GOAL OF THE EXERCISE: Skip all pictures, then print the remaining material exactly.
====== DATA EXCERPT
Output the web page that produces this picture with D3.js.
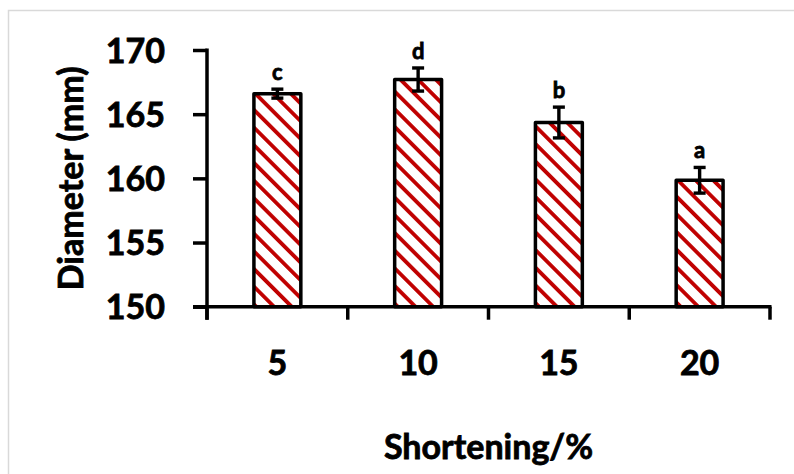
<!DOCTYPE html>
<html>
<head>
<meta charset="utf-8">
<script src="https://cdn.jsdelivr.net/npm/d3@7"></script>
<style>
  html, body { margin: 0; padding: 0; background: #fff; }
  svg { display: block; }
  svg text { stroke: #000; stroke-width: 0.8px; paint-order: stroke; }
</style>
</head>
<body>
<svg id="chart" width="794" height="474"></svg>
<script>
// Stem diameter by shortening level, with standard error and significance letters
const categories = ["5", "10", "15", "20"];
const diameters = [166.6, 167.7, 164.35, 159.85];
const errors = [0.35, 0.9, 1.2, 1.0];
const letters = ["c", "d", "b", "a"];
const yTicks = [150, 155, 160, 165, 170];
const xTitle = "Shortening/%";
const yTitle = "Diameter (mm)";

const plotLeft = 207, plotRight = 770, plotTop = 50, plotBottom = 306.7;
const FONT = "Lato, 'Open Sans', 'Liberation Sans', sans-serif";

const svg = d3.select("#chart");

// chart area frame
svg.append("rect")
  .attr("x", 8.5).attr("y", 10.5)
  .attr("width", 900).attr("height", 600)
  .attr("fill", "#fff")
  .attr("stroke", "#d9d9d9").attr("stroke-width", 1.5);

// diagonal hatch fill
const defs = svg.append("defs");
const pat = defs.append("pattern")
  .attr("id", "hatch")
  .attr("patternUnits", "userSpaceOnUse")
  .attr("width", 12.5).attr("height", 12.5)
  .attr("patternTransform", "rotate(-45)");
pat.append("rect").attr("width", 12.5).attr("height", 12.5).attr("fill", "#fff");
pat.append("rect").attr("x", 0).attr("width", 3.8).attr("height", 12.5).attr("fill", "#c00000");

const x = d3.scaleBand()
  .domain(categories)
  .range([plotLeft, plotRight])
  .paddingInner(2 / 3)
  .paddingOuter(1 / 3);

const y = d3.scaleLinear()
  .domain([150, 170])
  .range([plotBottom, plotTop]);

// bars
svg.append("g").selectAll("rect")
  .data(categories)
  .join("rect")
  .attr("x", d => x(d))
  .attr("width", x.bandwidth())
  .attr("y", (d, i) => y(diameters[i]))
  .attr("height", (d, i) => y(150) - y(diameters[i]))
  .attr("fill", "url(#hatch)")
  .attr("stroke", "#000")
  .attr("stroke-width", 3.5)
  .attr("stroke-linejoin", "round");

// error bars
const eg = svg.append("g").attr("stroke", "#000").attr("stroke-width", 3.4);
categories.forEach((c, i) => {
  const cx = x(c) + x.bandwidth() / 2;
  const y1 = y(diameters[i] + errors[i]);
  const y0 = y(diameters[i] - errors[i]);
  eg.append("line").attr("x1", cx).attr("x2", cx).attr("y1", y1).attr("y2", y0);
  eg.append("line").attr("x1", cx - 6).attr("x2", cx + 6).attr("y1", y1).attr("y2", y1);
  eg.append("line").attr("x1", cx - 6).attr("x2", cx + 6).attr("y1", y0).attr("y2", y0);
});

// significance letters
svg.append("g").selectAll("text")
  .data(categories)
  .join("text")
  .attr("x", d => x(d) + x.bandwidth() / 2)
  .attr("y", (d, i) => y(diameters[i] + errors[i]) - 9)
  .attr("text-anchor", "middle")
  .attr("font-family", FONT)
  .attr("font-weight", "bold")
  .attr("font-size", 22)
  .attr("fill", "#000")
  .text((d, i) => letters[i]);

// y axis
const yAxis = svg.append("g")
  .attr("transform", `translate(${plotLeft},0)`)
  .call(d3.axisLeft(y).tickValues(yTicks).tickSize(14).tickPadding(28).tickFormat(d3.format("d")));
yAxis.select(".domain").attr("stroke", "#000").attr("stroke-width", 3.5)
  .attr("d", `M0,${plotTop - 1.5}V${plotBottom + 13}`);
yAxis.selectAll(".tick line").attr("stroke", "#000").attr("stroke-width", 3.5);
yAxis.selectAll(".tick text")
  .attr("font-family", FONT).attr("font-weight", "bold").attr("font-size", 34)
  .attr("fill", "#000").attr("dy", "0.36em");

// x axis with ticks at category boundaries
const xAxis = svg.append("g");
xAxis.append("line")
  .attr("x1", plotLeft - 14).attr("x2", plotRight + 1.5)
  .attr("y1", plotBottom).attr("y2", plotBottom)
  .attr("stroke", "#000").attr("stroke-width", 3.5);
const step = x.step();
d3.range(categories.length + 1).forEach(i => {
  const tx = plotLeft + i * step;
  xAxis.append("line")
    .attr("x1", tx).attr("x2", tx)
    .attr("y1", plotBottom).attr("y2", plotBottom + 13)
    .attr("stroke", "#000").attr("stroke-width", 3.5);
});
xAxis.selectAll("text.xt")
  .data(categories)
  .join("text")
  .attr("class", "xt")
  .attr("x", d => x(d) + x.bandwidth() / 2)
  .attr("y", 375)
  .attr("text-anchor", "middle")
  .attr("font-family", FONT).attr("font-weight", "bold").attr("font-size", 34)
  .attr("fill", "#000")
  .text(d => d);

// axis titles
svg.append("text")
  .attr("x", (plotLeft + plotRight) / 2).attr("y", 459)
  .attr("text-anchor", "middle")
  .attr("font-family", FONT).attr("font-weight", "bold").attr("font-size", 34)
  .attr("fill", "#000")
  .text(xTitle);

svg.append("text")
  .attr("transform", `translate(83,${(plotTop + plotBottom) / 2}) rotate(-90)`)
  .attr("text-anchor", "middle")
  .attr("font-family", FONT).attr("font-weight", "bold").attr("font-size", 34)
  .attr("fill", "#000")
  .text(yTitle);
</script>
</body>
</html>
============
ANSWER TO THE TASK:
Output the web page that produces this picture with D3.js.
<!DOCTYPE html>
<html>
<head>
<meta charset="utf-8">
<script src="https://cdn.jsdelivr.net/npm/d3@7"></script>
<style>
  html, body { margin: 0; padding: 0; background: #fff; }
  svg { display: block; }
  svg text { stroke: #000; stroke-width: 0.8px; paint-order: stroke; }
</style>
</head>
<body>
<svg id="chart" width="794" height="474"></svg>
<script>
// Stem diameter by shortening level, with standard error and significance letters
const categories = ["5", "10", "15", "20"];
const diameters = [166.6, 167.7, 164.35, 159.85];
const errors = [0.35, 0.9, 1.2, 1.0];
const letters = ["c", "d", "b", "a"];
const yTicks = [150, 155, 160, 165, 170];
const xTitle = "Shortening/%";
const yTitle = "Diameter (mm)";

const plotLeft = 207, plotRight = 770, plotTop = 50, plotBottom = 306.7;
const FONT = "Lato, 'Open Sans', 'Liberation Sans', sans-serif";

const svg = d3.select("#chart");

// chart area frame
svg.append("rect")
  .attr("x", 8.5).attr("y", 10.5)
  .attr("width", 900).attr("height", 600)
  .attr("fill", "#fff")
  .attr("stroke", "#d9d9d9").attr("stroke-width", 1.5);

// diagonal hatch fill
const defs = svg.append("defs");
const pat = defs.append("pattern")
  .attr("id", "hatch")
  .attr("patternUnits", "userSpaceOnUse")
  .attr("width", 12.5).attr("height", 12.5)
  .attr("patternTransform", "rotate(-45)");
pat.append("rect").attr("width", 12.5).attr("height", 12.5).attr("fill", "#fff");
pat.append("rect").attr("x", 0).attr("width", 3.8).attr("height", 12.5).attr("fill", "#c00000");

const x = d3.scaleBand()
  .domain(categories)
  .range([plotLeft, plotRight])
  .paddingInner(2 / 3)
  .paddingOuter(1 / 3);

const y = d3.scaleLinear()
  .domain([150, 170])
  .range([plotBottom, plotTop]);

// bars
svg.append("g").selectAll("rect")
  .data(categories)
  .join("rect")
  .attr("x", d => x(d))
  .attr("width", x.bandwidth())
  .attr("y", (d, i) => y(diameters[i]))
  .attr("height", (d, i) => y(150) - y(diameters[i]))
  .attr("fill", "url(#hatch)")
  .attr("stroke", "#000")
  .attr("stroke-width", 3.5)
  .attr("stroke-linejoin", "round");

// error bars
const eg = svg.append("g").attr("stroke", "#000").attr("stroke-width", 3.4);
categories.forEach((c, i) => {
  const cx = x(c) + x.bandwidth() / 2;
  const y1 = y(diameters[i] + errors[i]);
  const y0 = y(diameters[i] - errors[i]);
  eg.append("line").attr("x1", cx).attr("x2", cx).attr("y1", y1).attr("y2", y0);
  eg.append("line").attr("x1", cx - 6).attr("x2", cx + 6).attr("y1", y1).attr("y2", y1);
  eg.append("line").attr("x1", cx - 6).attr("x2", cx + 6).attr("y1", y0).attr("y2", y0);
});

// significance letters
svg.append("g").selectAll("text")
  .data(categories)
  .join("text")
  .attr("x", d => x(d) + x.bandwidth() / 2)
  .attr("y", (d, i) => y(diameters[i] + errors[i]) - 9)
  .attr("text-anchor", "middle")
  .attr("font-family", FONT)
  .attr("font-weight", "bold")
  .attr("font-size", 22)
  .attr("fill", "#000")
  .text((d, i) => letters[i]);

// y axis
const yAxis = svg.append("g")
  .attr("transform", `translate(${plotLeft},0)`)
  .call(d3.axisLeft(y).tickValues(yTicks).tickSize(14).tickPadding(28).tickFormat(d3.format("d")));
yAxis.select(".domain").attr("stroke", "#000").attr("stroke-width", 3.5)
  .attr("d", `M0,${plotTop - 1.5}V${plotBottom + 13}`);
yAxis.selectAll(".tick line").attr("stroke", "#000").attr("stroke-width", 3.5);
yAxis.selectAll(".tick text")
  .attr("font-family", FONT).attr("font-weight", "bold").attr("font-size", 34)
  .attr("fill", "#000").attr("dy", "0.36em");

// x axis with ticks at category boundaries
const xAxis = svg.append("g");
xAxis.append("line")
  .attr("x1", plotLeft - 14).attr("x2", plotRight + 1.5)
  .attr("y1", plotBottom).attr("y2", plotBottom)
  .attr("stroke", "#000").attr("stroke-width", 3.5);
const step = x.step();
d3.range(categories.length + 1).forEach(i => {
  const tx = plotLeft + i * step;
  xAxis.append("line")
    .attr("x1", tx).attr("x2", tx)
    .attr("y1", plotBottom).attr("y2", plotBottom + 13)
    .attr("stroke", "#000").attr("stroke-width", 3.5);
});
xAxis.selectAll("text.xt")
  .data(categories)
  .join("text")
  .attr("class", "xt")
  .attr("x", d => x(d) + x.bandwidth() / 2)
  .attr("y", 375)
  .attr("text-anchor", "middle")
  .attr("font-family", FONT).attr("font-weight", "bold").attr("font-size", 34)
  .attr("fill", "#000")
  .text(d => d);

// axis titles
svg.append("text")
  .attr("x", (plotLeft + plotRight) / 2).attr("y", 459)
  .attr("text-anchor", "middle")
  .attr("font-family", FONT).attr("font-weight", "bold").attr("font-size", 34)
  .attr("fill", "#000")
  .text(xTitle);

svg.append("text")
  .attr("transform", `translate(83,${(plotTop + plotBottom) / 2}) rotate(-90)`)
  .attr("text-anchor", "middle")
  .attr("font-family", FONT).attr("font-weight", "bold").attr("font-size", 34)
  .attr("fill", "#000")
  .text(yTitle);
</script>
</body>
</html>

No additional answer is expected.